褒めた後で言い難いが、2回目に観た時に気付いた事が有る。それは「傷の縫合」頭に怪我をして縫うシーンが有るが、出血してる部分を消毒を施す事無く接着するのは、外部の細菌を体内に取り込み、化膿して感染症の恐れもある。例として「鼻うがい」を水道水で行うと炎症を起こすので、適切な食塩水で行う必要が有る。原作は未読ですが、この点は創作的演出と推測。もし同じ境遇に為っても真似しない様に。

精神医科学の友人が海洋パニックで一番問題なのは「幻覚」と言ってた。船が壊れた、お腹が空いた、痛くて動けない、物理的問題よりも外界からのインプットが麻痺する感覚、体験してるかのように錯覚する方が、遥かに拙いらしい。存在しない声が聞こえる、実在しないモノが見える、視覚と聴覚がヤラレると幻嗅も現れ、最終的には肌感覚まで誤認する。生きて帰るんだと言う執念、知識に基づいた正しい判断、奇跡に頼らない強い意志、これらを導き出すには、選択を見誤る「幻覚」が最大の敵。
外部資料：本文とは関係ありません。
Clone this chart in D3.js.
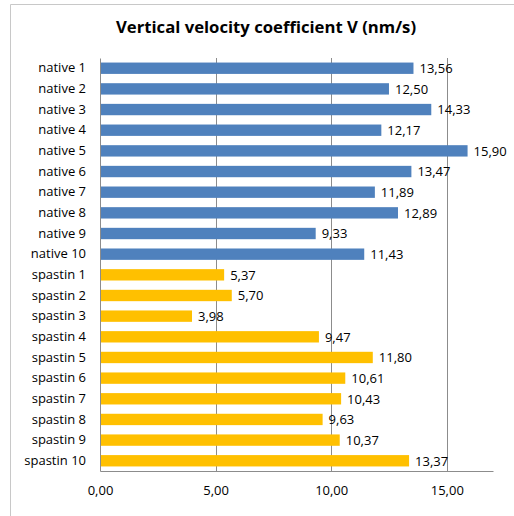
<!DOCTYPE html>
<html>
<head>
<meta charset="utf-8">
<script src="https://cdn.jsdelivr.net/npm/d3@7"></script>
<style>
  body { margin: 0; background: #fff; }
  svg { font-family: "Open Sans", "Noto Sans", sans-serif; }
</style>
</head>
<body>
<div class="container"></div>
<script>
const categories = ['native 1', 'native 2', 'native 3', 'native 4', 'native 5', 'native 6', 'native 7', 'native 8', 'native 9', 'native 10',
  'spastin 1', 'spastin 2', 'spastin 3', 'spastin 4', 'spastin 5', 'spastin 6', 'spastin 7', 'spastin 8', 'spastin 9', 'spastin 10']
const values = [13.56, 12.50, 14.33, 12.17, 15.90, 13.47, 11.89, 12.89, 9.33, 11.43,
  5.37, 5.70, 3.98, 9.47, 11.80, 10.61, 10.43, 9.63, 10.37, 13.37]
const groups = ['native', 'native', 'native', 'native', 'native', 'native', 'native', 'native', 'native', 'native',
  'spastin', 'spastin', 'spastin', 'spastin', 'spastin', 'spastin', 'spastin', 'spastin', 'spastin', 'spastin']
const xTicks = [0, 5, 10, 15]

const margin = { top: 58, left: 100, bottom: 45, right: 21 }
const W = 514, H = 516
const width = W - margin.left - margin.right
const height = H - margin.top - margin.bottom

const fmt = v => d3.format('.2f')(v).replace('.', ',')
const color = d3.scaleOrdinal().domain(['native', 'spastin']).range(['#4F81BD', '#FFC000'])

const svg = d3.select('.container').append('svg')
  .attr('width', W)
  .attr('height', H)

// chart frame
svg.append('path')
  .attr('d', `M10.5,${H} V4.5 H${W}`)
  .attr('fill', 'none')
  .attr('stroke', '#c8c8c8')

svg.append('text')
  .attr('x', 266)
  .attr('y', 33)
  .attr('text-anchor', 'middle')
  .style('font-size', '16.7px')
  .style('font-weight', 'bold')
  .text('Vertical velocity coefficient V (nm/s)')

const g = svg.append('g').attr('transform', `translate(${margin.left},${margin.top})`)

const x = d3.scaleLinear().domain([0, 17]).range([0, width])
const y = d3.scaleBand().domain(categories).range([0, height]).paddingInner(0.45).paddingOuter(0.22)

// gridlines
g.selectAll('.grid')
  .data(xTicks.slice(1))
  .enter().append('line')
  .attr('class', 'grid')
  .attr('x1', d => Math.round(x(d)) + 0.5)
  .attr('x2', d => Math.round(x(d)) + 0.5)
  .attr('y1', 0)
  .attr('y2', height)
  .attr('stroke', '#8c8c8c')

// bars
g.selectAll('.bar')
  .data(values)
  .enter().append('rect')
  .attr('class', 'bar')
  .attr('x', 0)
  .attr('y', (d, i) => y(categories[i]))
  .attr('width', d => x(d))
  .attr('height', y.bandwidth())
  .attr('fill', (d, i) => color(groups[i]))

// value labels
g.selectAll('.val')
  .data(values)
  .enter().append('text')
  .attr('class', 'val')
  .attr('x', d => x(d) + 6)
  .attr('y', (d, i) => y(categories[i]) + y.bandwidth() / 2)
  .attr('dy', '0.38em')
  .style('font-size', '13px')
  .attr('fill', '#000')
  .text(fmt)

// x axis
const xAxis = g.append('g')
  .attr('transform', `translate(0,${height})`)
  .call(d3.axisBottom(x).tickValues(xTicks).tickSize(0).tickPadding(15).tickFormat(fmt))
xAxis.select('.domain').attr('stroke', '#8c8c8c')
xAxis.selectAll('text').style('font-size', '13px').attr('fill', '#000').style('font-family', '"Open Sans", sans-serif')

// y axis
const yAxis = g.append('g')
  .call(d3.axisLeft(y).tickSize(0).tickPadding(14))
yAxis.select('.domain').attr('stroke', '#8c8c8c')
yAxis.selectAll('text').style('font-size', '13px').attr('fill', '#000').style('font-family', '"Open Sans", sans-serif')
</script>
</body>
</html>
困難に直面した時の正しい選択、それは武漢ウイルスに振り回される今の私達にも言える。

イギリス人は昔から遭難した事を手記に認め、ドラマ化される事が多い国民性。ナショナリズムが徹底してる英国人は、困難を自分の糧として共有する気質が有り、それをクリエイティヴな方向へ転換する。原作がベストセラーに成った後で、残された遺族は訴訟を起こす構えだったが、悪天候を予見する事は不可能であり、それよりも原作者、ある意味被害者は彼の生きた証を残す道を選んだ。ヨットの回航を依頼したオーナーからの後押しで原作は執筆され、本作は完成した。試写を見た彼女は彼との短い愛の軌跡が残る感謝の意を監督に伝えた。

本作の場合「夫婦生活の凝縮」がテーマで有り、日本版ジャケットはパニック仕立て相変わらず詐欺案件だが、US版では初めから「愛の物語」的デザインで分り易い。観てる途中で「なんだ、パニック映画じゃ無いんだ」と評価下げの片棒を配給元キノフィルムズも担いでる。話を戻すと、夫婦生活を海の波に例えて、自然との驚異が実生活の荒波とリンクする。緩いトリックを用いてストーリーもインターチェンジするが、伏線の答えはレビューの中に有るので、鑑賞後に再読して欲しい。エンドロールに貴方も「生きる意味」を感じ取れるだろう。

最愛の人が更に愛おしく感じられる真実の物語。是非、大切な人と一緒に観て欲しい。